Traffic Lights and Potholes

This is the 27th installment of Viewfinder, my weekly column for Yahoo! India, and was published on November 4.

It’s absolutely freaky, the shit that happens in the USA. A few days ago, my friend (and renowned former blogger)  Manish Vij lodged the following complaint online about a traffic signal (reproduced with permission; I’ve changed road and city names):

“The traffic signal on [AB-CD] Rd. at [XY] Dr. needs to be adjusted for traffic at night. The last five nights, the signal for through traffic on [AB-CD] has been red for up to 2 minutes when I’ve hit the signal between 1 and 4 am. It’s especially odd because [XY] is a small street which T intersections into [AB-CD], and even during the day rarely has more than a handful of cars turning left onto [AB-CD].”

Within two hours—yes, two hours—he got the following reply in his email inbox:

“Hi Manish,

The signalized intersection at [AB-CD] Rd. and [XY] Dr. is on a recall timing because of the recent construction of the new ramps some of the traffic detector loops have been cut.
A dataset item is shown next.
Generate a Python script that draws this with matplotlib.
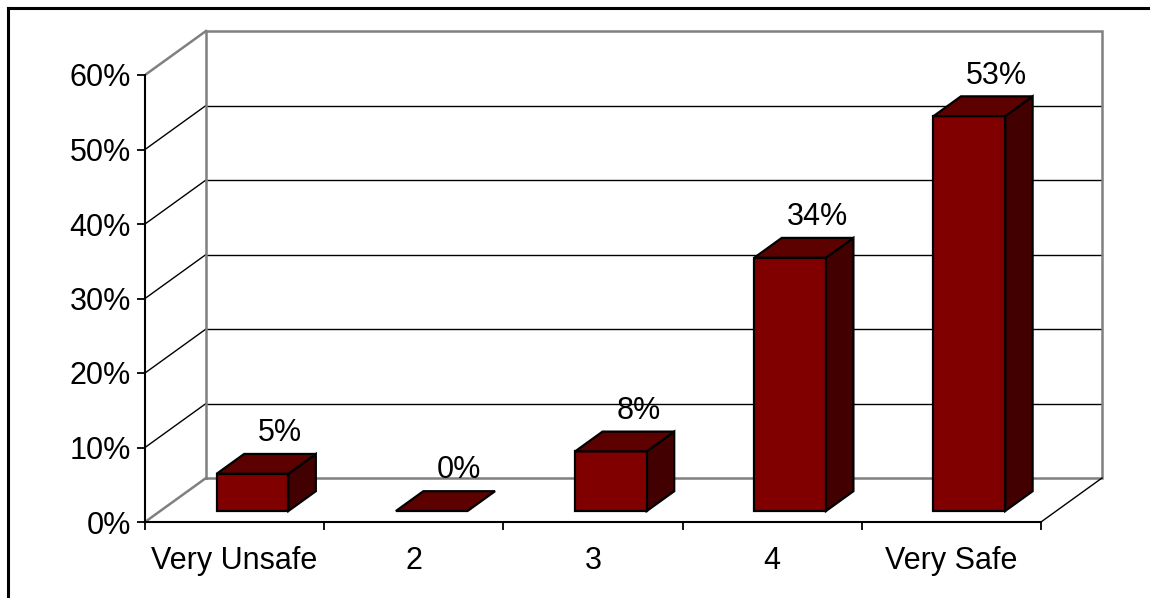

We have scheduled them to be replaced soon after the ramps at the intersection are all complete.

Thank you,

[Name here], P.E.

Associate Engineer

City of [AB] – Public Works”

In other words, he made a complaint to the local government, as a common citizen, without going through any contacts or other such loops, and actually got a reply the same day. That’s just crazy. Can you imagine that happening in, say, Mumbai? If a local traffic signal is malfunctioning, or neighbourhood garbage isn’t being cleared as regularly as it should, or the road outside my house is full of potholes, I wouldn’t have the slightest clue about where to go to complain. And if I did know where to go, I wouldn’t bother wasting my time for something that is merely a minor irritant for me, because I know that my government does not consider itself accountable to me. And there is not a damn thing I can do about it.

(On a tangent, if I did complain about potholed roads, I would be laughed out of whichever decrepit government building I lodged my complaint in. Everyone knows why Indian roads have potholes: so that they can be repaired, which means more commissions and kickbacks for everyone concerned. The government servants who look after our roads are incentivised, in a system where corruption is the norm, to build (or repair) roads badly so that they need to be repaired again soon. Rinse and repeat. For the common man, the roads are the point; for our government, the potholes are the point. The roads are merely the means to an end: the destination is the potholes.

Okay, end of bizarre parenthetical roads rant.)

What causes local governance to be so inept here when compared to the US? Well, firstly, it’s the incentives within our system of government. Our government is top-down and centralized. For example, it’s Sonia Gandhi in Delhi who will decide who becomes chief minister of Maharashtra, not local party workers driven by local concerns, and accountable directly to us. In an ideal system, government would be local at its core, like the Panchayati Raj kind of model, where we elect our local officials based on our immediate concerns, and their incentives are aligned towards servings us well—a sentiment that then travels upwards. But, as I wrote in an earlier column, ‘Politics and Inheritance’  there’s no inner-party democracy in India, and no local accountability (though tools like the RTI are a big step forward.) Our parties are effectively competing mafias. Consider the recent Adarsh Society scam, where a chief minister was found to have dubious dealings, and the party is still hunting around for a clean replacement. Well, here’s stating the obvious: There isn’t one. Politics in India is inherently dirty business, and you can’t rise to the top here without playing by the rules of that game.

The biggest cause for the state of governance in India, though, is our own attitudes. After I wrote in my last column that our governments believe they exist to rule the people, not serve them, my friend Vinay Suchede wrote in to elaborate: “Something that has irked me is the media itself uses phrases such as ‘Cong rule, BJP rule, Cong-ruled state, BJP-ruled state etc’. It promotes the notion that we are subjects and that we are ruled.” That’s a good observation, and illustrates that despite our managing to be rid of the British empire in 1947, we’re still not quite independent. We still have rulers, we still have royalty, and as long as we do, we will have potholes on our roads, garbage on our streets, and problematic traffic lights. And those are the least of our problems.